The initial text depicts the Last Supper that Jesus shared with His disciples, explaining the significance of his death. Jeremias asserts that the tradition here comes from the earliest time in the early church, even going back to Jesus.^39 Additionally, 1 Corinthians 15:3ff. recounts the gospel facts of the death, burial, resurrection and appearances of Jesus Christ and is probably even earlier in its formulation. There are numerous other creedal statements in the New Testament that also report the subject of the death and resurrection of Jesus.^40 We will return to a detailed treatment of this topic in Part Two below.

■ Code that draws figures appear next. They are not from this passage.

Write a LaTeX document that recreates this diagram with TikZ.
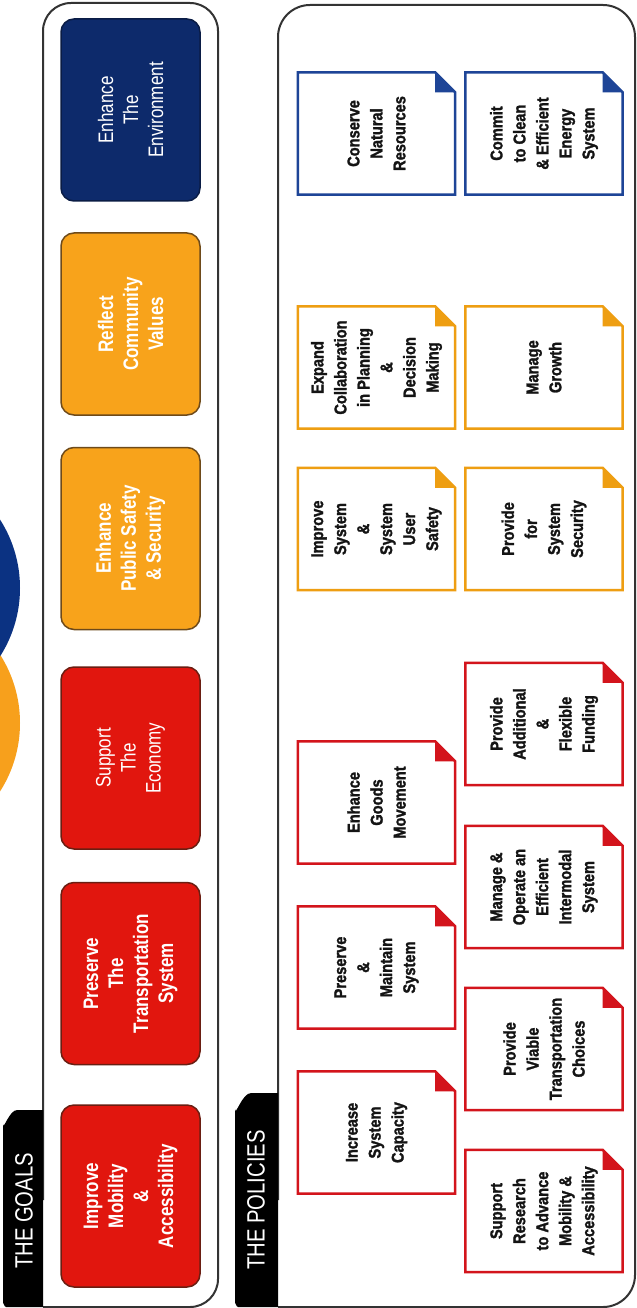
\documentclass[tikz,border=0pt]{standalone}
\usepackage{fontspec}
\newfontfamily\gfont[FakeStretch=0.81]{Liberation Sans}
\newfontfamily\pfont[FakeStretch=0.86, FakeBold=1.6]{Liberation Sans Bold}
\definecolor{gred}{HTML}{E1160E}
\definecolor{gorange}{HTML}{F8A31B}
\definecolor{gnavy}{HTML}{0D2A6B}
\definecolor{gredline}{HTML}{6A1E12}
\definecolor{goraline}{HTML}{6E4A1A}
\definecolor{gnavyline}{HTML}{0A1C45}
\definecolor{pred}{HTML}{D3141C}
\definecolor{porange}{HTML}{EE9E12}
\definecolor{pblue}{HTML}{1E4597}
\definecolor{panelline}{HTML}{333333}
\definecolor{cblue}{HTML}{0B3282}
\definecolor{corange}{HTML}{F7A01C}
\definecolor{ptextc}{HTML}{141414}
\tikzset{
  panel/.style={draw=panelline, line width=2bp, fill=white},
  tabfill/.style={fill=black},
  tabtext/.style={text=white, font=\gfont\fontsize{25bp}{28bp}\selectfont, inner sep=0pt},
  goalbox/.style={rectangle, rounded corners=13bp, minimum width=182bp, minimum height=139bp,
    line width=1.5bp, inner sep=0pt, align=center, text=white, rotate=90,
    font=\gfont\fontsize{21bp}{25bp}\selectfont},
  pshape/.style={rectangle, minimum width=157bp, minimum height=122bp, inner sep=0pt},
  pborder/.style={line width=2.5bp, fill=white, line join=miter},
  ptext/.style={align=center, text=ptextc, inner sep=0pt,
    font=\pfont\fontsize{17bp}{23bp}\selectfont}
}
\newcommand\pnote[5]{%
  \node[pshape] (#1) at (#2,#3) {};
  \draw[pborder, draw=#4] (#1.south west) -- (#1.north west)
     -- ([xshift=-20bp]#1.north east) -- ([yshift=-20bp]#1.north east)
     -- (#1.south east) -- cycle;
  \fill[#4] ([xshift=-20bp]#1.north east) -- ([xshift=-20bp,yshift=-20bp]#1.north east)
     -- ([yshift=-20bp]#1.north east) -- cycle;
  \node[ptext, rotate=90] (#1t) at (#1) {#5};
}
\begin{document}
\begin{tikzpicture}[x=1bp,y=-1bp]
\useasboundingbox (0,0) rectangle (637,1308);
\fill[white] (0,0) rectangle (637,1308);
% partial circles at the left edge
\begin{scope}
  \clip (0,0) rectangle (637,1308);
  \fill[corange] (-107,723) circle[radius=127bp];
  \fill[cblue] (-107,588) circle[radius=127bp];
\end{scope}
% goals panel
\draw[panel, rounded corners=28bp] (43,1200) -- (43,3) -- (218,3) -- (218,1307) -- (43,1307);
\fill[tabfill] (43,1307) -- (6,1307) to[out=180,in=90] (3,1303) -- (3,1124)
   to[out=-90,in=180] (17,1110) -- (43,1110) -- cycle;
\node[tabtext, rotate=90] (goalstab) at (24,1211) {THE GOALS};
% policies panel
\draw[panel, rounded corners=32bp] (278,1200) -- (278,5) -- (635,5) -- (635,1307) -- (278,1307);
\fill[tabfill] (278,1307) -- (238,1307) to[out=180,in=90] (235,1303) -- (235,1109)
   to[out=-90,in=180] (251,1093) -- (278,1093) -- cycle;
\node[tabtext, rotate=90] (policiestab) at (256,1200) {THE POLICIES};
% goals
\node[goalbox, fill=gnavy, draw=gnavyline] (g6) at (130.5,110) {Enhance\\The\\Environment};
\node[goalbox, fill=gorange, draw=goraline] (g5) at (130.5,324) {\bfseries Reflect\\\bfseries Community\\\bfseries Values};
\node[goalbox, fill=gorange, draw=goraline] (g4) at (130.5,538.5) {\bfseries Enhance\\\bfseries Public Safety\\\bfseries \& Security};
\node[goalbox, fill=gred, draw=gredline] (g3) at (130.5,758) {Support\\The\\Economy};
\node[goalbox, fill=gred, draw=gredline] (g2) at (130.5,973.5) {\bfseries Preserve\\\bfseries The\\\bfseries Transportation\\\bfseries System};
\node[goalbox, fill=gred, draw=gredline] (g1) at (130.5,1196) {\bfseries Improve\\\bfseries Mobility\\\bfseries \&\\\bfseries Accessibility};
% policies: red
\pnote{p1}{544}{1211}{pred}{Support\\Research\\to Advance\\Mobility \&\\Accessibility}
\pnote{p2}{376.5}{1132.5}{pred}{Increase\\System\\Capacity}
\pnote{p3}{544}{1049}{pred}{Provide\\Viable\\Transportation\\Choices}
\pnote{p4}{376.5}{967.5}{pred}{Preserve\\\&\\Maintain\\System}
\pnote{p5}{544}{887}{pred}{Manage \&\\Operate an\\Efficient\\Intermodal\\System}
\pnote{p6}{376.5}{802.5}{pred}{Enhance\\Goods\\Movement}
\pnote{p7}{544}{724}{pred}{Provide\\Additional\\\&\\Flexible\\Funding}
% policies: orange
\pnote{p8}{376.5}{529}{porange}{Improve\\System\\\&\\System\\User\\Safety}
\pnote{p9}{544}{529}{porange}{Provide\\for\\System\\Security}
\pnote{p10}{376.5}{367.5}{porange}{Expand\\Collaboration\\in Planning\\\&\\Decision\\Making}
\pnote{p11}{544}{367.5}{porange}{Manage\\Growth}
% policies: blue
\pnote{p12}{376.5}{133.5}{pblue}{Conserve\\Natural\\Resources}
\pnote{p13}{544}{133.5}{pblue}{Commit\\to Clean\\\& Efficient\\Energy\\System}
\end{tikzpicture}
\end{document}
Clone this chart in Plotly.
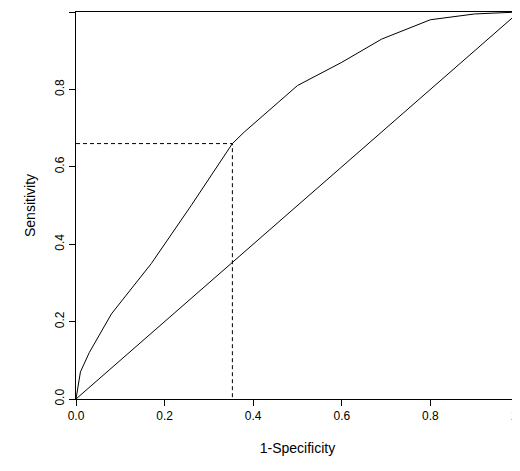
import plotly.graph_objects as go

fpr = [0, 0.01, 0.03, 0.08, 0.17, 0.26, 0.353, 0.38, 0.5, 0.6, 0.69, 0.8, 0.9, 1.0]
tpr = [0, 0.07, 0.12, 0.22, 0.35, 0.50, 0.66, 0.69, 0.81, 0.87, 0.93, 0.98, 0.995, 1.0]
cut_x = 0.353
cut_y = 0.66
ticks = [0, 0.2, 0.4, 0.6, 0.8, 1.0]

fig = go.Figure()
fig.add_trace(go.Scatter(x=fpr, y=tpr, mode="lines", line=dict(color="black", width=1)))
fig.add_trace(go.Scatter(x=[0, 1], y=[0, 1], mode="lines", line=dict(color="black", width=1)))
fig.add_trace(go.Scatter(x=[0, cut_x, cut_x], y=[cut_y, cut_y, 0], mode="lines",
                         line=dict(color="black", width=1, dash="4px,3px")))

ax = dict(range=[0, 1], tickvals=ticks, ticktext=["%.1f" % t for t in ticks],
          showgrid=False, zeroline=False,
          showline=True, mirror=True, linecolor="black", linewidth=1,
          ticks="outside", ticklen=6, tickcolor="black",
          tickfont=dict(size=12, color="black"))
fig.update_layout(
    width=520, height=471, showlegend=False,
    plot_bgcolor="white", paper_bgcolor="white",
    font=dict(family="Liberation Sans, Arial", size=12, color="black"),
    margin=dict(l=68, r=9, t=4, b=80, autoexpand=False),
    xaxis=dict(ax, title=dict(text="1-Specificity", standoff=20)),
    yaxis=dict(ax, tickangle=-90, title=dict(text="Sensitivity", standoff=14)),
)
fig.write_html("out.html")
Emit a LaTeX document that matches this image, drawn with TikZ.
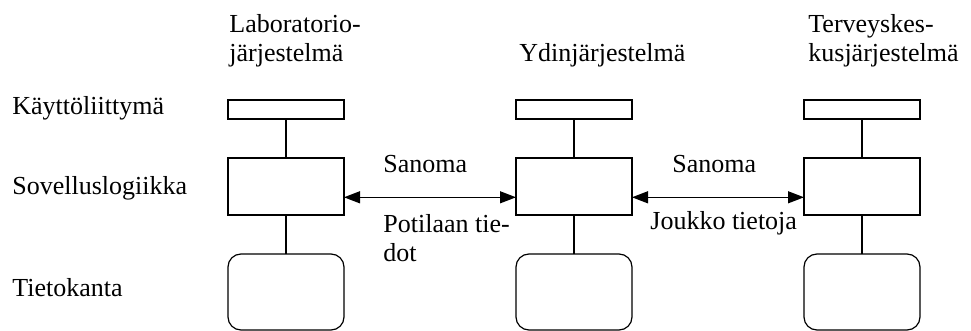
\documentclass[tikz,border=0pt]{standalone}
\usepackage{fontspec}
\setmainfont{Liberation Serif}
\usetikzlibrary{arrows.meta,positioning}

\begin{document}
\begin{tikzpicture}[x=0.5pt,y=-0.5pt,node distance=19.5pt,
  every node/.style={font=\fontsize{13}{14.5}\selectfont},
  ui/.style={draw,line width=0.6pt,outer sep=0pt,inner sep=0pt,minimum width=58pt,minimum height=9.5pt},
  logic/.style={ui,minimum height=28.5pt},
  db/.style={ui,minimum height=38pt,rounded corners=6.5pt},
  link/.style={line width=0.6pt},
  msg/.style={line width=0.6pt,{Triangle[length=8pt,width=6pt]}-{Triangle[length=8pt,width=6pt]}},
  txt/.style={anchor=base west,align=left,inner sep=0pt}]
  \useasboundingbox (0,0) rectangle (971,331);

  % layer names
  \node[txt] (kl) at (12,115) {Käyttöliittymä};
  \node[txt] (sl) at (12,195) {Sovelluslogiikka};
  \node[txt] (tk) at (12,297) {Tietokanta};

  % system headings (base = last line)
  \node[txt] (labh) at (229,62) {Laboratorio-\\järjestelmä};
  \node[txt] (ydinh) at (519,62) {Ydinjärjestelmä};
  \node[txt] (tervh) at (808,62) {Terveyskes-\\kusjärjestelmä};

  % three-tier stacks
  \node[ui] (lab1) at (286,109.5) {};
  \node[logic,below=of lab1] (lab2) {};
  \node[db,below=of lab2] (lab3) {};

  \node[ui] (ydin1) at (574,109.5) {};
  \node[logic,below=of ydin1] (ydin2) {};
  \node[db,below=of ydin2] (ydin3) {};

  \node[ui] (terv1) at (862,109.5) {};
  \node[logic,below=of terv1] (terv2) {};
  \node[db,below=of terv2] (terv3) {};

  \draw[link] (lab1) -- (lab2) (lab2) -- (lab3);
  \draw[link] (ydin1) -- (ydin2) (ydin2) -- (ydin3);
  \draw[link] (terv1) -- (terv2) (terv2) -- (terv3);

  % messages between systems
  \draw[msg] ([yshift=-5.4pt]lab2.east) -- ([yshift=-5.4pt]ydin2.west);
  \draw[msg] ([yshift=-5.4pt]ydin2.east) -- ([yshift=-5.4pt]terv2.west);
  \node[txt] (san1) at (383,173) {Sanoma};
  \node[txt] (pot) at (383,262) {Potilaan tie-\\dot};
  \node[txt] (san2) at (672,173) {Sanoma};
  \node[txt] (jou) at (650,230) {Joukko tietoja};
\end{tikzpicture}
\end{document}
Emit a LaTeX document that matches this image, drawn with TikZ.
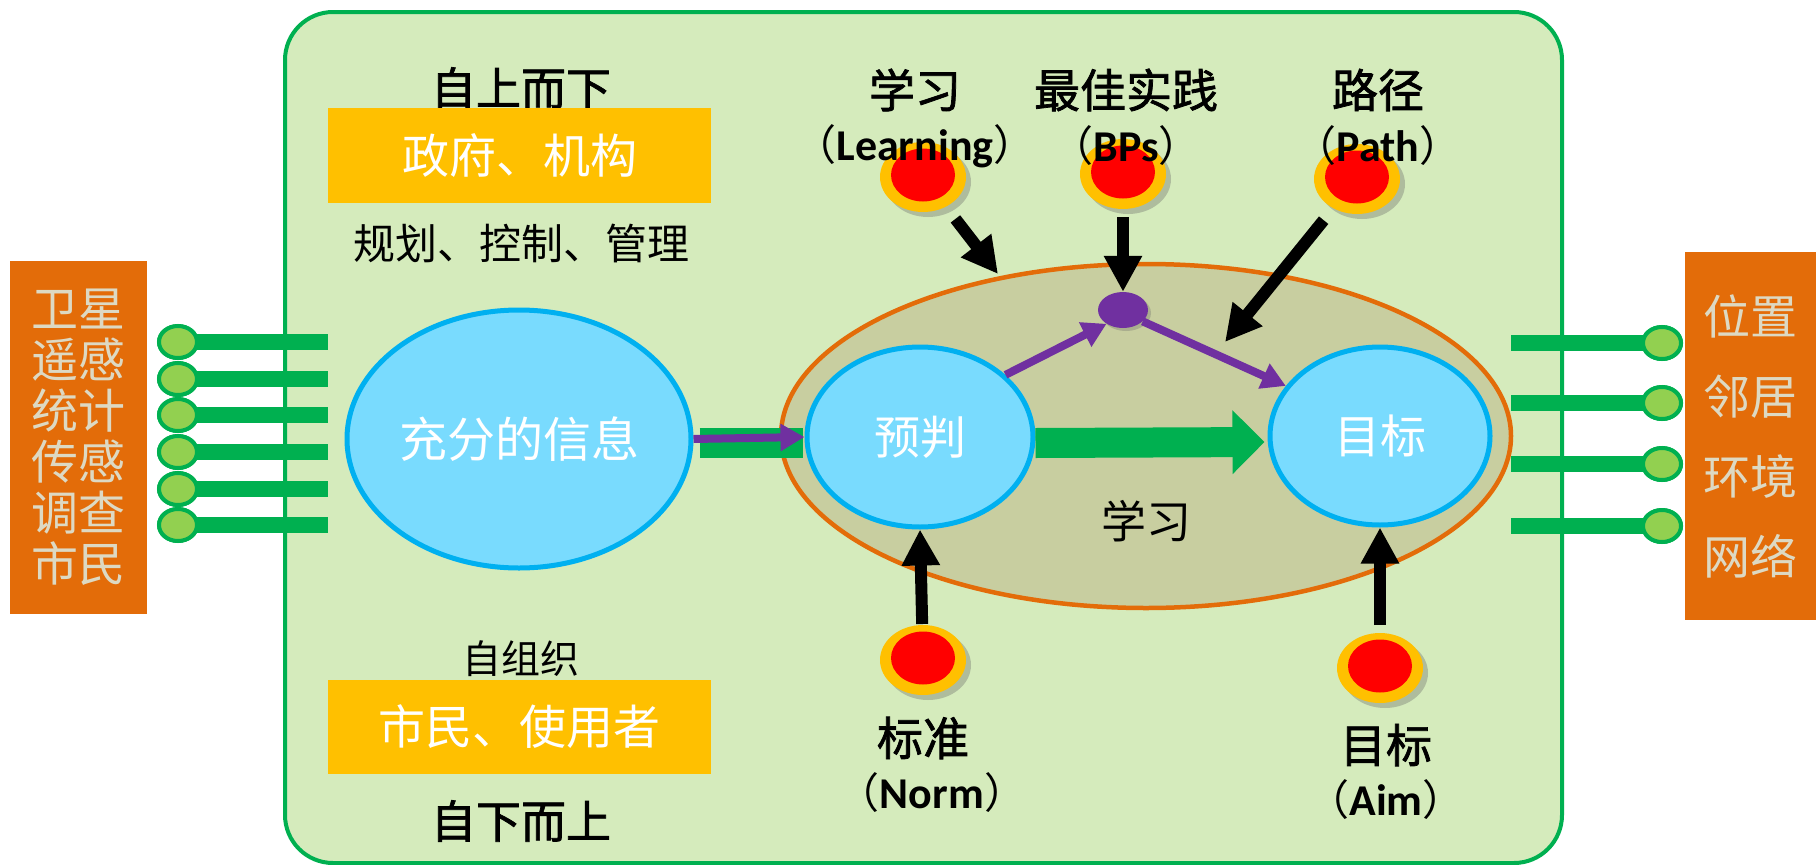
\documentclass[tikz,border=0pt]{standalone}
\usepackage{fontspec}
\newfontfamily\cjk{Noto Sans CJK SC}
\newfontfamily\cjkm[FakeBold=1.6]{Noto Sans CJK SC}
\newfontfamily\lat{Carlito}
\usetikzlibrary{shapes.geometric,arrows.meta,shadows}
\definecolor{frameG}{HTML}{00B050}
\definecolor{bgG}{HTML}{D5EBBC}
\definecolor{orgB}{HTML}{E36C09}
\definecolor{cream}{HTML}{DDD9C3}
\definecolor{dotG}{HTML}{92D050}
\definecolor{gold}{HTML}{FFC000}
\definecolor{cyanF}{HTML}{79DBFE}
\definecolor{cyanB}{HTML}{00B0F0}
\definecolor{oliveF}{HTML}{C8CEA0}
\definecolor{purp}{HTML}{7030A0}
\newcommand\fsz[1]{\fontsize{#1}{#1}\selectfont}
\begin{document}
\begin{tikzpicture}[x=1pt,y=-1pt,
  conn/.style={ellipse,minimum width=38pt,minimum height=32pt,inner sep=0pt,fill=dotG,draw=frameG,line width=4pt},
  sbar/.style={frameG,line width=16pt},
  sidebox/.style={rectangle,fill=orgB,inner sep=0pt,text=cream,align=center},
  goldbox/.style={rectangle,fill=gold,inner sep=0pt,text=white,font=\cjk\fsz{47}},
  cyell/.style={ellipse,inner sep=0pt,fill=cyanF,draw=cyanB,line width=5pt,text=white},
  rdot/.style={ellipse,minimum width=86pt,minimum height=70pt,inner sep=0pt,fill=gold,
     drop shadow={shadow xshift=5pt,shadow yshift=-5pt,fill=black!60,opacity=0.35}},
  rin/.style={ellipse,minimum width=64pt,minimum height=53pt,inner sep=0pt,fill=red},
  blk/.style={draw=black,line width=12pt,-{Triangle[length=36pt,width=36pt]}},
  pur/.style={draw=purp,line width=8pt,-{Triangle[length=24pt,width=26pt]},purp},
  lbl/.style={inner sep=0pt,text=black},
  cjkb/.style={font=\cjkm\fsz{46}}
]
\useasboundingbox (0,0) rectangle (1816,865);

% main frame
\node[rectangle,rounded corners=48pt,draw=frameG,fill=bgG,line width=4pt,
      minimum width=1277pt,minimum height=851pt,inner sep=0pt] (frame) at (923.5,437.5) {};

% side boxes
\node[sidebox,minimum width=137pt,minimum height=353pt,font=\cjk\fontsize{47}{51}\selectfont] (lbox) at (78.5,437.5)
  {卫星\\遥感\\统计\\传感\\调查\\市民};
\node[sidebox,minimum width=131pt,minimum height=368pt,font=\cjk\fontsize{47}{80}\selectfont] (rbox) at (1750.5,436)
  {位置\\邻居\\环境\\网络};

% left connectors
\foreach \i/\yy in {1/342,2/379,3/415,4/452,5/489,6/525}{
  \node[conn] (lc\i) at (178,\yy) {};
  \coordinate (lb\i) at (328,\yy);
  \draw[sbar] (lc\i.center) -- (lb\i);
  \node[conn] at (lc\i) {};
}
% right connectors
\foreach \i/\yy in {1/343,2/403,3/464,4/526}{
  \node[conn] (rc\i) at (1662,\yy) {};
  \coordinate (rb\i) at (1511,\yy);
  \draw[sbar] (rb\i) -- (rc\i.center);
  \node[conn] at (rc\i) {};
}

% left column texts
\node[lbl,font=\cjkm\fsz{45}] (tdown) at (521,88) {自上而下};
\node[goldbox,minimum width=383pt,minimum height=95pt] (gov) at (519.5,155.5) {政府、机构};
\node[lbl,font=\cjk\fsz{42}] (plan) at (521,243) {规划、控制、管理};
\node[lbl,font=\cjk\fsz{39}] (self) at (521,659) {自组织};
\node[goldbox,minimum width=383pt,minimum height=94pt] (cit) at (519.5,727) {市民、使用者};
\node[lbl,font=\cjkm\fsz{45}] (tup) at (521,821) {自下而上};

% big ellipses
\node[ellipse,inner sep=0pt,fill=oliveF,draw=orgB,line width=4.5pt,minimum width=730pt,minimum height=344pt] (learn) at (1146,436) {};
\node[cyell,minimum width=344pt,minimum height=258pt,font=\cjk\fsz{48}] (xi) at (519,439) {充分的信息};
\node[cyell,minimum width=226pt,minimum height=180pt,font=\cjk\fsz{46}] (yp) at (920,437) {预判};
\node[cyell,minimum width=220pt,minimum height=178pt,font=\cjk\fsz{46}] (mb) at (1380,436) {目标};
\node[lbl,font=\cjk\fsz{45}] (lx) at (1146,521) {学习};

% purple dot
\node[ellipse,minimum width=50pt,minimum height=36pt,inner sep=0pt,fill=purp,
      drop shadow={shadow xshift=3pt,shadow yshift=-3pt,fill=black!60,opacity=0.3}] (bp) at (1123,310) {};

% green connectors
\draw[frameG,line width=30pt,shorten <=6pt,shorten >=2pt] ([yshift=-4pt]xi.east) -- ([yshift=-6pt]yp.west);
\draw[frameG,line width=30pt,-{Triangle[length=32pt,width=62pt]},shorten >=3pt] ([yshift=-6pt]yp.east) -- ([yshift=-6pt]mb.west);

% purple arrows
\draw[pur] (xi.east) -- (yp.west);
\draw[pur] (yp.36) -- (bp.220);
\draw[pur] (bp.-30) -- (mb.152);

% red dots
\node[rdot] (dL) at (923,177) {};
\node[rin] at ([yshift=2pt]dL.center) {};
\node[rdot] (dB) at (1123,174) {};
\node[rin] at ([yshift=2pt]dB.center) {};
\node[rdot] (dP) at (1357,179) {};
\node[rin] at ([yshift=2pt]dP.center) {};
\node[rdot] (dN) at (923,660) {};
\node[rin] at ([yshift=2pt]dN.center) {};
\node[rdot] (dA) at (1380,668) {};
\node[rin] at ([yshift=2pt]dA.center) {};

% black arrows
\coordinate (lEnd) at (998,274);
\coordinate (pEnd) at (1225,342);
\draw[blk,shorten <=53pt] (dL.center) -- (lEnd);
\draw[blk,shorten <=43pt] (dB.center) -- (bp.north);
\draw[blk,shorten <=53pt] (dP.center) -- (pEnd);
\draw[blk,shorten <=36pt] (dN.center) -- (yp.south);
\draw[blk,shorten <=43pt] (dA.center) -- (mb.south);

% labels
\node[lbl,cjkb] (tL1) at (915,90) {学习};
\node[lbl] (tL2) at (915,146) {{\cjk\fsz{42}（}{\lat\bfseries\fsz{44}Learning}{\cjk\fsz{42}）}};
\node[lbl,cjkb] (tB1) at (1126,90) {最佳实践};
\node[lbl] (tB2) at (1126,146) {{\cjk\fsz{42}（}{\lat\bfseries\fsz{44}BPs}{\cjk\fsz{42}）}};
\node[lbl,cjkb] (tP1) at (1378,90) {路径};
\node[lbl] (tP2) at (1378,146) {{\cjk\fsz{42}（}{\lat\bfseries\fsz{44}Path}{\cjk\fsz{42}）}};
\node[lbl,cjkb] (tN1) at (923,738) {标准};
\node[lbl] (tN2) at (932,793) {{\cjk\fsz{42}（}{\lat\bfseries\fsz{44}Norm}{\cjk\fsz{42}）}};
\node[lbl,cjkb] (tA1) at (1386,745) {目标};
\node[lbl] (tA2) at (1386,800) {{\cjk\fsz{42}（}{\lat\bfseries\fsz{44}Aim}{\cjk\fsz{42}）}};
\end{tikzpicture}
\end{document}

The point to be made is that the report in 1 Corinthians 15:3ff. of the earliest eyewitnesses who themselves attested the appearances of the risen Jesus predates the Gnostic material. Further, it must be remembered that the Gnostic texts do not deny these facts; in reality, they affirm the resurrection of Jesus.^41 But Raymond Brown still reminds us that the earliest interest relative to the resurrection of Jesus is “an identifiable chain of witnesses,” not Gnostic theology.^42 Farmer contends that any Gnostic scenario which implies that the death and resurrection of Jesus were unimportant for the earliest apostolic community “is like children making castles in a sandbox” in the sense that it is a “fanciful reconstruction” of the data.^43 Summary and Conclusion
So what do those who appear to champion the Gnostic thesis think about the death and resurrection of Jesus? Perhaps surprisingly, there is apparently no attempt by Robinson or Koester to deny either historical event. Robinson, in fact, reminds us of a crucially important logical point: even if the death and resurrection of Jesus were absent from Q, it does not follow that the Q community was not aware of these occurrences.